* start DATASET EXTRACT *

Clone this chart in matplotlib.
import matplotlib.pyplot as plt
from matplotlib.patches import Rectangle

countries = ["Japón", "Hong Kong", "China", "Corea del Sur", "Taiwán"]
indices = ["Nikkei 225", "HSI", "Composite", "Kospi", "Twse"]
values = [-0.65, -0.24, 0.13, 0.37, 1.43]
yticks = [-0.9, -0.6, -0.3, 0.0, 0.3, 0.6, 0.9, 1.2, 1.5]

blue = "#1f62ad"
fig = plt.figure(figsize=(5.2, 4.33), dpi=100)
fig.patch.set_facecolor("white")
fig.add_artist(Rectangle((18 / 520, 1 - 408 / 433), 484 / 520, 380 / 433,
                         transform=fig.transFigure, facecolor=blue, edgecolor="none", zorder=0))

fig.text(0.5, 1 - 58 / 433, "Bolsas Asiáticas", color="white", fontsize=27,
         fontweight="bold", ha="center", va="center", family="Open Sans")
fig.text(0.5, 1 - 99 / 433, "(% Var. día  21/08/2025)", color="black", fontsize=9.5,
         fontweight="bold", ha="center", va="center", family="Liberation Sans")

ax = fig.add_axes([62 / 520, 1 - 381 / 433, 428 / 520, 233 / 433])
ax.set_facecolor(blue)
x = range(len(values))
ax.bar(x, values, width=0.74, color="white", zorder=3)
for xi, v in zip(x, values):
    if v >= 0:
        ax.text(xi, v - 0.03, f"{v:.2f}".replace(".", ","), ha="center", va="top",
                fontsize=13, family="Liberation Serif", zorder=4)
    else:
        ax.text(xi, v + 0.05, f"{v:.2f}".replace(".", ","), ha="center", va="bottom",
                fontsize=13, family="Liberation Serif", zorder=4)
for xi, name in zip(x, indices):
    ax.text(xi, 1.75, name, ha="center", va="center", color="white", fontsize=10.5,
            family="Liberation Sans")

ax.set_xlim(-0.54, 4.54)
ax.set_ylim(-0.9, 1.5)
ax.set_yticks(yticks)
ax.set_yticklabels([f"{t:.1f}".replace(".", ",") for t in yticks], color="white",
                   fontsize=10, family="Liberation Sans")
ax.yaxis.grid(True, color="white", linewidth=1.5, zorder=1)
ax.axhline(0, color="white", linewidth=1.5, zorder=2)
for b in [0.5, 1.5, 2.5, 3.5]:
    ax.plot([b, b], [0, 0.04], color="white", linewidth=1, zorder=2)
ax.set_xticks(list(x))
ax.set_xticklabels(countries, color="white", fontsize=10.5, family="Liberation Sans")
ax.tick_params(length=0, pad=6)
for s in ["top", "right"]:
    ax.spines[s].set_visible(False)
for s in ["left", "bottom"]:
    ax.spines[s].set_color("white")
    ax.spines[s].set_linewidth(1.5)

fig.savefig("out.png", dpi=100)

* end DATASET EXTRACT *

Your task is to reproduce the whole listing exactly.

◆ WRITTEN RESPONSE
Clone this chart in matplotlib.
import matplotlib.pyplot as plt
from matplotlib.patches import Rectangle

countries = ["Japón", "Hong Kong", "China", "Corea del Sur", "Taiwán"]
indices = ["Nikkei 225", "HSI", "Composite", "Kospi", "Twse"]
values = [-0.65, -0.24, 0.13, 0.37, 1.43]
yticks = [-0.9, -0.6, -0.3, 0.0, 0.3, 0.6, 0.9, 1.2, 1.5]

blue = "#1f62ad"
fig = plt.figure(figsize=(5.2, 4.33), dpi=100)
fig.patch.set_facecolor("white")
fig.add_artist(Rectangle((18 / 520, 1 - 408 / 433), 484 / 520, 380 / 433,
                         transform=fig.transFigure, facecolor=blue, edgecolor="none", zorder=0))

fig.text(0.5, 1 - 58 / 433, "Bolsas Asiáticas", color="white", fontsize=27,
         fontweight="bold", ha="center", va="center", family="Open Sans")
fig.text(0.5, 1 - 99 / 433, "(% Var. día  21/08/2025)", color="black", fontsize=9.5,
         fontweight="bold", ha="center", va="center", family="Liberation Sans")

ax = fig.add_axes([62 / 520, 1 - 381 / 433, 428 / 520, 233 / 433])
ax.set_facecolor(blue)
x = range(len(values))
ax.bar(x, values, width=0.74, color="white", zorder=3)
for xi, v in zip(x, values):
    if v >= 0:
        ax.text(xi, v - 0.03, f"{v:.2f}".replace(".", ","), ha="center", va="top",
                fontsize=13, family="Liberation Serif", zorder=4)
    else:
        ax.text(xi, v + 0.05, f"{v:.2f}".replace(".", ","), ha="center", va="bottom",
                fontsize=13, family="Liberation Serif", zorder=4)
for xi, name in zip(x, indices):
    ax.text(xi, 1.75, name, ha="center", va="center", color="white", fontsize=10.5,
            family="Liberation Sans")

ax.set_xlim(-0.54, 4.54)
ax.set_ylim(-0.9, 1.5)
ax.set_yticks(yticks)
ax.set_yticklabels([f"{t:.1f}".replace(".", ",") for t in yticks], color="white",
                   fontsize=10, family="Liberation Sans")
ax.yaxis.grid(True, color="white", linewidth=1.5, zorder=1)
ax.axhline(0, color="white", linewidth=1.5, zorder=2)
for b in [0.5, 1.5, 2.5, 3.5]:
    ax.plot([b, b], [0, 0.04], color="white", linewidth=1, zorder=2)
ax.set_xticks(list(x))
ax.set_xticklabels(countries, color="white", fontsize=10.5, family="Liberation Sans")
ax.tick_params(length=0, pad=6)
for s in ["top", "right"]:
    ax.spines[s].set_visible(False)
for s in ["left", "bottom"]:
    ax.spines[s].set_color("white")
    ax.spines[s].set_linewidth(1.5)

fig.savefig("out.png", dpi=100)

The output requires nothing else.